Here, the visuals do much of the work. You see the product glide on. You see the sculpted effect immediately. The layout is clean and uncluttered. The call-to-action is simple and direct.
Without explicitly stating it, the email communicates:
This is easy. This works. Buy it now.
Spontaneous buyers are supported, even if subtly.
Methodical Buyers: The Missing Layer
This is where the real gap appears.
Methodical buyers want structured information. They want to justify their decision logically before committing, particularly at a luxury price point.
They are looking for:
- Ingredient details
- Formula explanation
- Wear time
- Undertone guidance
- Structured product benefits
- Clear differentiation
This email provides almost none of that.
One testimonial mentions texture and blendability, but anecdotal evidence is not the same as organised proof.
For a Methodical buyer, emotional devotion does not replace rational validation.
And when that validation is missing, hesitation creeps in.
Why This Isn’t a Mistake, It’s Human Nature
It would be easy to critique this email.
But that would miss the point.
This is not bad marketing. It’s actually very good marketing.
The issue is not execution. It’s awareness.
As marketers, we naturally design for what resonates with us.
We write the copy that would persuade us. We highlight the proof that convinces us. We structure emails in ways that align with our own decision-making style.

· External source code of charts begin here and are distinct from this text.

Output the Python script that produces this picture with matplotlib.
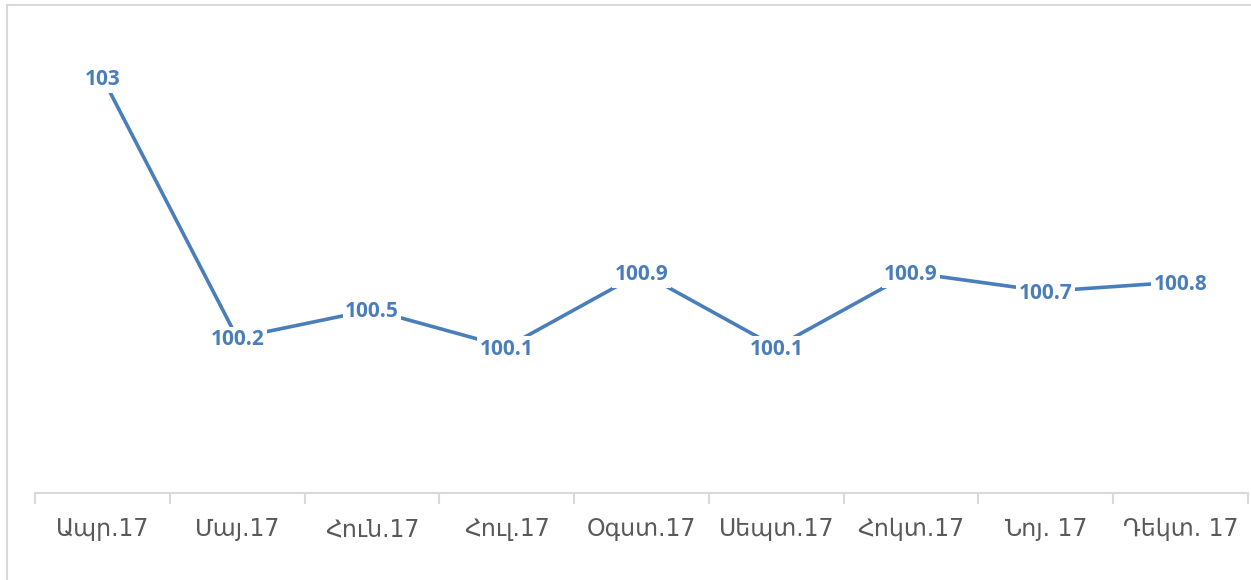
import matplotlib.pyplot as plt
from matplotlib.patches import Rectangle

# Monthly index values (Armenian month labels)
months = ["Ապր.17", "Մայ.17", "Հուն.17", "Հուլ.17", "Օգստ.17",
          "Սեպտ.17", "Հոկտ.17", "Նոյ. 17", "Դեկտ. 17"]
values = [103, 100.2, 100.5, 100.1, 100.9, 100.1, 100.9, 100.7, 100.8]
value_labels = ["103", "100.2", "100.5", "100.1", "100.9", "100.1", "100.9", "100.7", "100.8"]

W, H = 1251, 580
fig = plt.figure(figsize=(W / 100, H / 100), dpi=100)

# chart area border (light gray, runs off the right/bottom edges)
fig.patches.append(Rectangle((7 / W, -0.1), 1.2, 1 - 5 / H + 0.1, transform=fig.transFigure,
                             fill=False, edgecolor="#d9d9d9", linewidth=1.5))

# plot area in pixel coordinates
left, right, top, bottom = 35, 1248, 31, 493
ax = fig.add_axes([left / W, 1 - bottom / H, (right - left) / W, (bottom - top) / H])

x = list(range(len(months)))
blue = "#4a7ebb"
ax.plot(x, values, color=blue, linewidth=2.6, solid_capstyle="butt", zorder=2)

for xi, v, lab in zip(x, values, value_labels):
    ax.annotate(lab, (xi, v), xytext=(0, -1.5), textcoords="offset points",
                ha="center", va="center", fontsize=15, fontweight="bold",
                color=blue, family=["Open Sans", "DejaVu Sans"], zorder=3,
                bbox=dict(boxstyle="square,pad=0.12", facecolor="white", edgecolor="none"))

ax.set_xlim(-0.5, len(months) - 0.5)
ax.set_ylim(98.53, 103.5)

for s in ["top", "right", "left"]:
    ax.spines[s].set_visible(False)
ax.spines["bottom"].set_color("#d9d9d9")
ax.spines["bottom"].set_linewidth(1.5)
ax.set_yticks([])

# tick marks at category boundaries, labels at centers
ax.set_xticks([i - 0.5 for i in range(len(months) + 1)], minor=False)
ax.set_xticklabels([])
ax.tick_params(axis="x", which="major", length=8, width=1.5, color="#d9d9d9")
ax.set_xticks(x, minor=True)
ax.set_xticklabels(months, minor=True, fontsize=17, color="#595959",
                   family=["DejaVu Sans"])
ax.tick_params(axis="x", which="minor", length=0, pad=17.5)

fig.savefig("out.png", dpi=100)
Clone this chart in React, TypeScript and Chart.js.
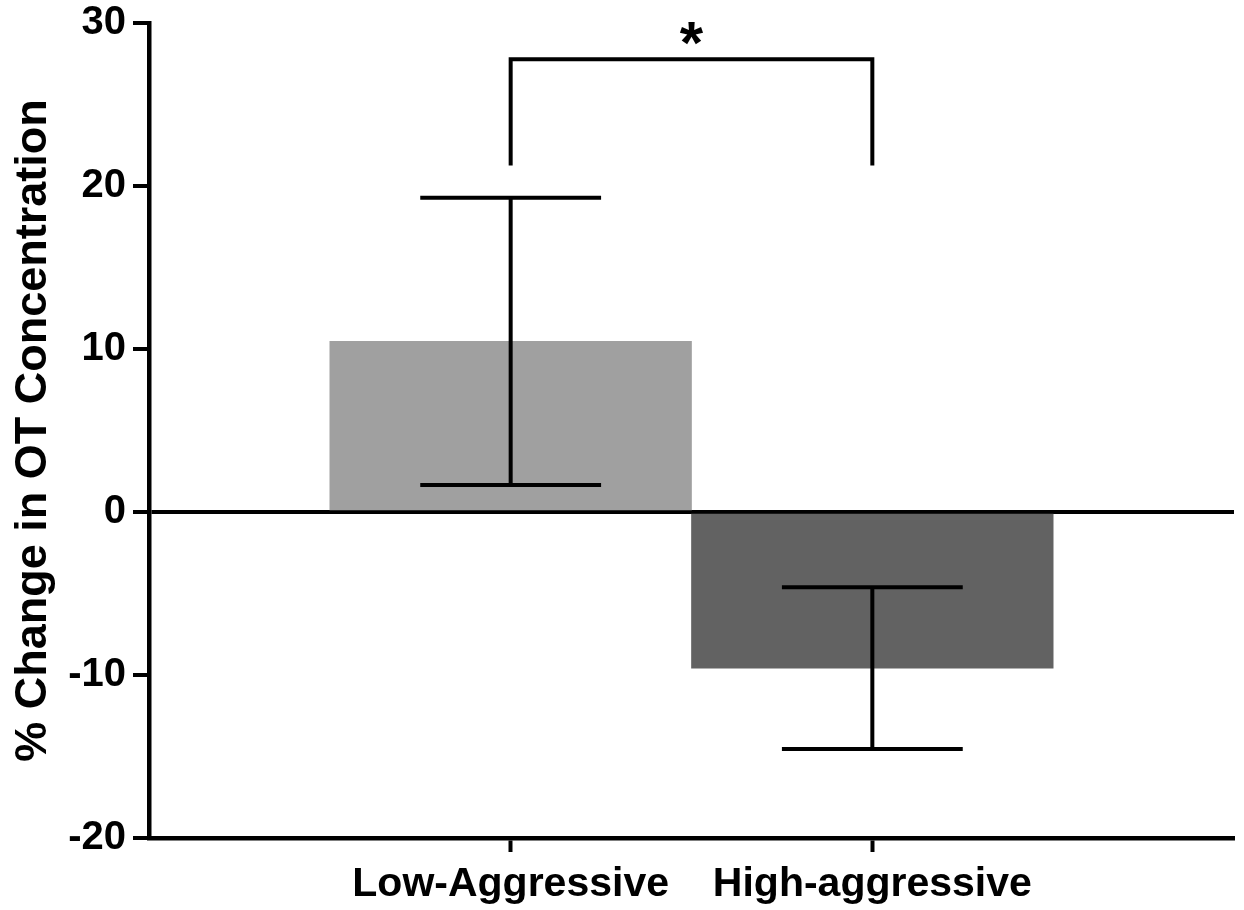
import React, { useEffect, useRef } from 'react';
import { Chart, registerables } from 'chart.js';

Chart.register(...registerables);

// ---- data ----
const categories: string[] = ['', 'Low-Aggressive', 'High-aggressive', ''];
const meanChange: (number | null)[] = [null, 10.47, -9.58, null];
const semChange: (number | null)[] = [null, 8.81, 4.96, null];
const barColors: string[] = ['#a0a0a0', '#a0a0a0', '#626262', '#626262'];
const yMin = -20;
const yMax = 30;
const yStep = 10;
const yTitle = '% Change in OT Concentration';
// significance bracket
const bracketFrom = 1;
const bracketTo = 2;
const bracketTop = 27.77;
const bracketBottom = 21.26;
const sigLabel = '*';

const FONT = '"Liberation Sans", Arial, Helvetica, sans-serif';

const overlayPlugin = {
  id: 'errorBarsAndSig',
  afterDraw(chart: any) {
    const ctx = chart.ctx;
    const y = chart.scales.y;
    const meta = chart.getDatasetMeta(0);
    ctx.save();
    ctx.strokeStyle = '#000';
    ctx.lineWidth = 4;
    ctx.lineCap = 'butt';
    meta.data.forEach((bar: any, i: number) => {
      const m = meanChange[i];
      const s = semChange[i];
      if (m == null || s == null) return;
      const x = bar.x;
      const half = bar.width * 0.25;
      const yt = y.getPixelForValue(m + s);
      const yb = y.getPixelForValue(m - s);
      ctx.beginPath();
      ctx.moveTo(x, yt);
      ctx.lineTo(x, yb);
      ctx.moveTo(x - half, yt);
      ctx.lineTo(x + half, yt);
      ctx.moveTo(x - half, yb);
      ctx.lineTo(x + half, yb);
      ctx.stroke();
    });
    const x1 = meta.data[bracketFrom].x;
    const x2 = meta.data[bracketTo].x;
    const yTop = y.getPixelForValue(bracketTop);
    const yBot = y.getPixelForValue(bracketBottom);
    ctx.lineJoin = 'miter';
    ctx.beginPath();
    ctx.moveTo(x1, yBot);
    ctx.lineTo(x1, yTop);
    ctx.lineTo(x2, yTop);
    ctx.lineTo(x2, yBot);
    ctx.stroke();
    ctx.fillStyle = '#000';
    ctx.font = `bold 60px ${FONT}`;
    ctx.textAlign = 'center';
    ctx.textBaseline = 'alphabetic';
    ctx.fillText(sigLabel, (x1 + x2) / 2, yTop + 4);
    ctx.restore();
  },
};

export default function App() {
  const canvasRef = useRef<HTMLCanvasElement | null>(null);

  useEffect(() => {
    if (!canvasRef.current) return;
    const chart = new Chart(canvasRef.current, {
      type: 'bar',
      data: {
        labels: categories,
        datasets: [
          {
            data: meanChange as any,
            backgroundColor: barColors,
            borderWidth: 0,
            categoryPercentage: 1,
            barPercentage: 1,
          },
        ],
      },
      options: {
        animation: false,
        responsive: true,
        maintainAspectRatio: false,
        layout: { padding: { left: 0, top: 23, right: 10, bottom: 0 } },
        plugins: {
          legend: { display: false },
          tooltip: { enabled: false },
        },
        scales: {
          x: {
            type: 'category',
            offset: false,
            grid: {
              display: true,
              offset: false,
              drawOnChartArea: false,
              drawTicks: true,
              tickLength: 14,
              tickWidth: 4,
              tickColor: (c: any) => (categories[c.index] ? '#000' : 'rgba(0,0,0,0)'),
            },
            border: { display: true, color: '#000', width: 4.5 },
            ticks: {
              color: '#000',
              autoSkip: false,
              maxRotation: 0,
              padding: 8,
              font: { family: FONT, size: 41, weight: 'bold' },
            },
            afterFit: (scale: any) => {
              scale.height = 72;
              scale.paddingLeft = 0;
              scale.paddingRight = 0;
            },
          },
          y: {
            min: yMin,
            max: yMax,
            z: 1,
            grid: {
              display: true,
              drawOnChartArea: true,
              drawTicks: true,
              tickLength: 16,
              tickWidth: 4,
              tickColor: '#000',
              lineWidth: 4,
              color: (c: any) => (c.tick && c.tick.value === 0 ? '#000' : 'rgba(0,0,0,0)'),
            },
            border: { display: true, color: '#000', width: 4.5 },
            ticks: {
              stepSize: yStep,
              color: '#000',
              padding: 7,
              font: { family: FONT, size: 40, weight: 'bold' },
            },
            title: {
              display: true,
              text: yTitle,
              color: '#000',
              padding: { top: 7, bottom: 0 },
              font: { family: FONT, size: 45, weight: 'bold' },
            },
            afterFit: (scale: any) => {
              scale.width = 149;
              scale.paddingTop = 0;
              scale.paddingBottom = 0;
            },
          },
        },
      },
      plugins: [overlayPlugin],
    });
    return () => chart.destroy();
  }, []);

  return (
    <div style={{ position: 'absolute', left: 0, top: 0, width: 1244, height: 910, background: '#fff' }}>
      <canvas ref={canvasRef} />
    </div>
  );
}
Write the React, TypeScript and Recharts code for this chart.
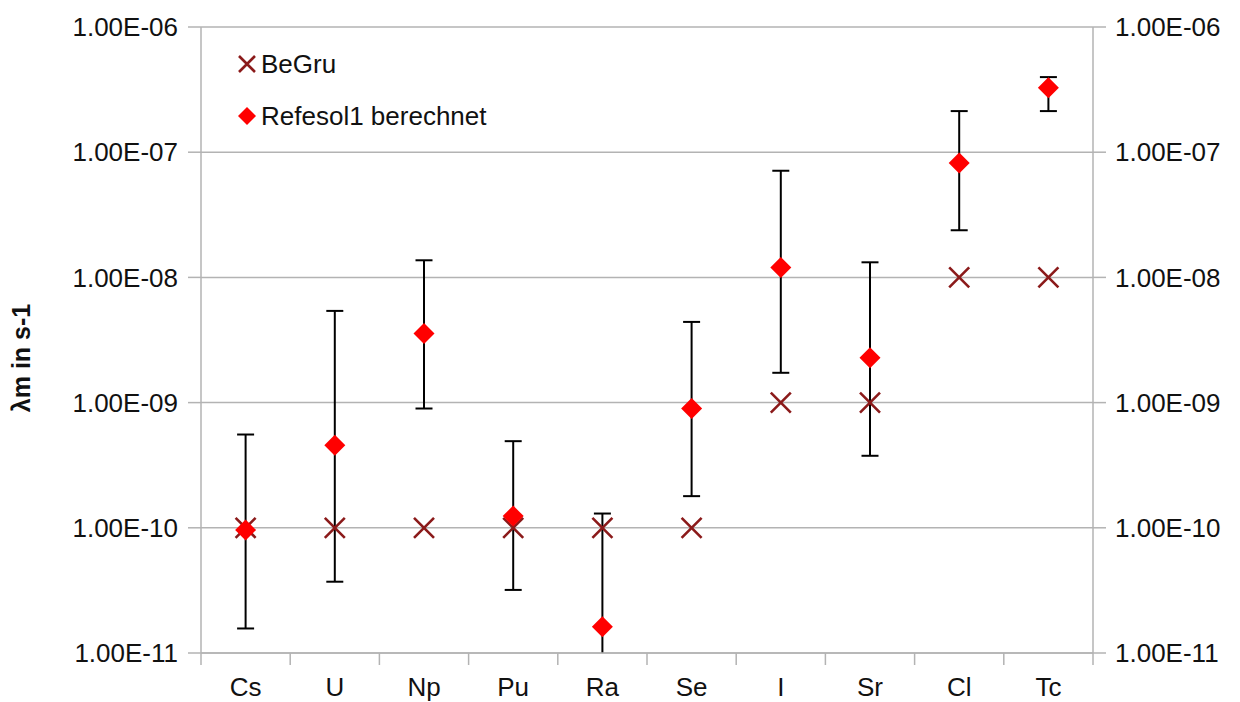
import { ComposedChart, Scatter, XAxis, YAxis, CartesianGrid, ErrorBar, Legend } from 'recharts';

// elements on the x axis
const categories = ['Cs', 'U', 'Np', 'Pu', 'Ra', 'Se', 'I', 'Sr', 'Cl', 'Tc'];

// BeGru reference values (s-1)
const begru = [1e-10, 1e-10, 1e-10, 1e-10, 1e-10, 1e-10, 1e-9, 1e-9, 1e-8, 1e-8];

// Refesol1 calculated values with lower / upper bounds (s-1)
const refesol = [9.6e-11, 4.57e-10, 3.56e-9, 1.24e-10, 1.62e-11, 8.97e-10, 1.2e-8, 2.28e-9, 8.18e-8, 3.27e-7];
const refesolLow = [1.57e-11, 3.71e-11, 8.97e-10, 3.19e-11, 2e-12, 1.79e-10, 1.73e-9, 3.76e-10, 2.38e-8, 2.13e-7];
const refesolHigh = [5.56e-10, 5.4e-9, 1.37e-8, 4.92e-10, 1.3e-10, 4.41e-9, 7.11e-8, 1.32e-8, 2.13e-7, 3.98e-7];

const yTicks = [1e-11, 1e-10, 1e-9, 1e-8, 1e-7, 1e-6];

const GRID = '#b3b3b3';
const TEXT = '#111';
const FONT = '"Liberation Sans", Arial, sans-serif';

// chart frame
const W = 1240;
const H = 702;
const TOP = 27;
const LEFT_W = 201;
const RIGHT_W = 147;
const X_H = 49;

// category i sits in the middle of slot [i, i+1]
const rows = categories.map((name, i) => ({
  name,
  pos: i + 0.5,
  begru: begru[i],
  refesol: refesol[i],
  err: [refesol[i] - refesolLow[i], refesolHigh[i] - refesol[i]],
}));

// integer ticks = slot borders, half ticks = category labels
const xTicks = Array.from({ length: categories.length * 2 + 1 }, (_, i) => i / 2);

const fmtExp = (v: number) => {
  const [m, e] = v.toExponential(2).split('e');
  const n = Math.abs(parseInt(e, 10));
  return `${m}E${e.startsWith('-') ? '-' : '+'}${String(n).padStart(2, '0')}`;
};

const CategoryTick = (props: any) => {
  const { x, y, payload } = props;
  const v = payload.value;
  if (Number.isInteger(v)) {
    return <line x1={x} x2={x} y1={y} y2={y + 12} stroke={GRID} strokeWidth={1.5} />;
  }
  return (
    <text x={x} y={y + 43} textAnchor="middle" fontSize={26} fill={TEXT} fontFamily={FONT}>
      {categories[Math.floor(v)]}
    </text>
  );
};

const Cross = ({ cx, cy, r = 10 }: any) => (
  <path
    d={`M${cx - r} ${cy - r}L${cx + r} ${cy + r}M${cx + r} ${cy - r}L${cx - r} ${cy + r}`}
    stroke="#8b1a1a"
    strokeWidth={2.6}
    fill="none"
  />
);

const Diamond = ({ cx, cy, r = 10.5 }: any) => (
  <path d={`M${cx} ${cy - r}L${cx + r} ${cy}L${cx} ${cy + r}L${cx - r} ${cy}Z`} fill="#ff0000" />
);

const LegendContent = (props: any) => {
  const items = (props.payload || []).filter((e: any) => e.type !== 'none');
  return (
    <div style={{ fontFamily: FONT, fontSize: 26, color: TEXT }}>
      {items.map((entry: any, i: number) => (
        <div key={i} style={{ display: 'flex', alignItems: 'center', height: 52 }}>
          <svg width={20} height={20} style={{ marginRight: 4 }}>
            {i === 0 ? <Cross cx={10} cy={10} r={8} /> : <Diamond cx={10} cy={10} r={9} />}
          </svg>
          <span>{entry.value}</span>
        </div>
      ))}
    </div>
  );
};

const AxisTitle = ({ viewBox }: any) => {
  const cx = viewBox.x + 21;
  const cy = viewBox.y + viewBox.height / 2 + 18;
  return (
    <text
      transform={`translate(${cx},${cy}) rotate(-90)`}
      textAnchor="middle"
      dominantBaseline="central"
      fontSize={25}
      fontWeight="bold"
      fill={TEXT}
      fontFamily={FONT}
    >
      λm in s-1
    </text>
  );
};

export default function App() {
  return (
    <div style={{ position: 'absolute', left: 0, top: 0, background: '#fff' }}>
      {/* error bars that run past the axis get cut at the plot frame */}
      <style>
        {'.recharts-errorBars, .recharts-errorBar, .err-layer { clip-path: url(#plot-frame); }'}
      </style>
      <svg width={1} height={1} style={{ position: 'absolute', left: 0, top: 0 }}>
        <defs>
          <clipPath id="plot-frame" clipPathUnits="userSpaceOnUse">
            <rect x={LEFT_W} y={TOP} width={W - LEFT_W - RIGHT_W} height={H - TOP - X_H} />
          </clipPath>
        </defs>
      </svg>
      <ComposedChart
        width={W}
        height={H}
        data={rows}
        margin={{ top: TOP, right: 0, bottom: 0, left: 0 }}
        style={{ fontFamily: FONT }}
      >
        <CartesianGrid yAxisId="left" vertical={false} stroke={GRID} strokeWidth={1.5} />
        <XAxis
          dataKey="pos"
          type="number"
          domain={[0, categories.length]}
          ticks={xTicks}
          interval={0}
          height={X_H}
          tickLine={false}
          tickSize={0}
          tickMargin={0}
          axisLine={{ stroke: GRID, strokeWidth: 1.5 }}
          tick={<CategoryTick />}
        />
        <YAxis
          yAxisId="left"
          scale="log"
          domain={[1e-11, 1e-6]}
          ticks={yTicks}
          allowDataOverflow
          width={LEFT_W}
          tickSize={13}
          tickMargin={10}
          tickLine={{ stroke: GRID, strokeWidth: 1.5 }}
          axisLine={{ stroke: GRID, strokeWidth: 1.5 }}
          tick={{ fontSize: 26, fill: TEXT }}
          tickFormatter={fmtExp}
          label={{ content: <AxisTitle /> }}
        />
        <YAxis
          yAxisId="right"
          orientation="right"
          scale="log"
          domain={[1e-11, 1e-6]}
          ticks={yTicks}
          allowDataOverflow
          width={RIGHT_W}
          tickSize={13}
          tickMargin={9}
          tickLine={{ stroke: GRID, strokeWidth: 1.5 }}
          axisLine={{ stroke: GRID, strokeWidth: 1.5 }}
          tick={{ fontSize: 26, fill: TEXT, textAnchor: 'start' }}
          tickFormatter={fmtExp}
        />
        <Legend
          layout="horizontal"
          verticalAlign="middle"
          align="center"
          content={<LegendContent />}
          wrapperStyle={{ left: 237, top: 38, width: 'auto' }}
        />
        <Scatter
          name="BeGru"
          yAxisId="left"
          dataKey="begru"
          fill="#8b1a1a"
          shape={<Cross />}
          isAnimationActive={false}
        />
        <Scatter
          name="Refesol1 berechnet"
          yAxisId="left"
          dataKey="refesol"
          fill="#ff0000"
          shape={<Diamond />}
          isAnimationActive={false}
        />
        {/* error bars drawn after the diamonds so they sit on top */}
        <Scatter
          className="err-layer"
          yAxisId="left"
          dataKey="refesol"
          legendType="none"
          shape={() => <g />}
          isAnimationActive={false}
        >
          <ErrorBar
            dataKey="err"
            direction="y"
            width={8.5}
            stroke="#000"
            strokeWidth={2}
            isAnimationActive={false}
          />
        </Scatter>
      </ComposedChart>
    </div>
  );
}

If the team behind this brand leans Humanistic, it makes perfect sense that connection and social proof take centre stage. It feels right. It feels persuasive.
The challenge is that your audience is not made up of one decision-making style.
When we optimise for what appeals to us, we unintentionally narrow our persuasion lens.
Not because we are careless. Not because we lack expertise. But because we don’t know the framework exists.
You don’t know what you don’t know.
And when you only serve one or two modalities, the others don’t complain. They don’t unsubscribe. They simply don’t convert.
That is invisible revenue leakage.
How I’d Optimise This Email (Without Changing Its Elegance)
The solution isn’t to overhaul the tone. It isn’t to add noise. It isn’t to dilute the brand.
It’s to layer persuasion.
For Competitive buyers, I would add one clear superiority marker. Perhaps an award badge, an editor endorsement, or a concise statement about wear time or formulation innovation.
For Methodical buyers, I would include three structured bullet points outlining the product’s core technical benefits. For example: cream-to-powder texture, buildable pigment, designed for undertone accuracy.
For Spontaneous buyers, I might add a short reinforcing line near the call-to-action: Swipe. Blend. Done.
That’s it.
Same aesthetic. Same tone. Broader psychological coverage.
The Bigger Lesson
Most brands believe they are optimising for conversion when they are actually optimising for preference.
True persuasion requires coverage.
When you understand the four Buyer Modalities, you stop guessing which angle will resonate. You start intentionally designing emails that support multiple decision styles within a single message.
That is the difference between persuasive marketing and holistic persuasion.
It’s also exactly what I teach inside the Buyer Modalities course within the Holistic Email Academy.
Because once you understand how different brains decide, you can design emails that don’t just look beautiful, they convert beautifully too.
And once you see that lens, you can’t unsee it.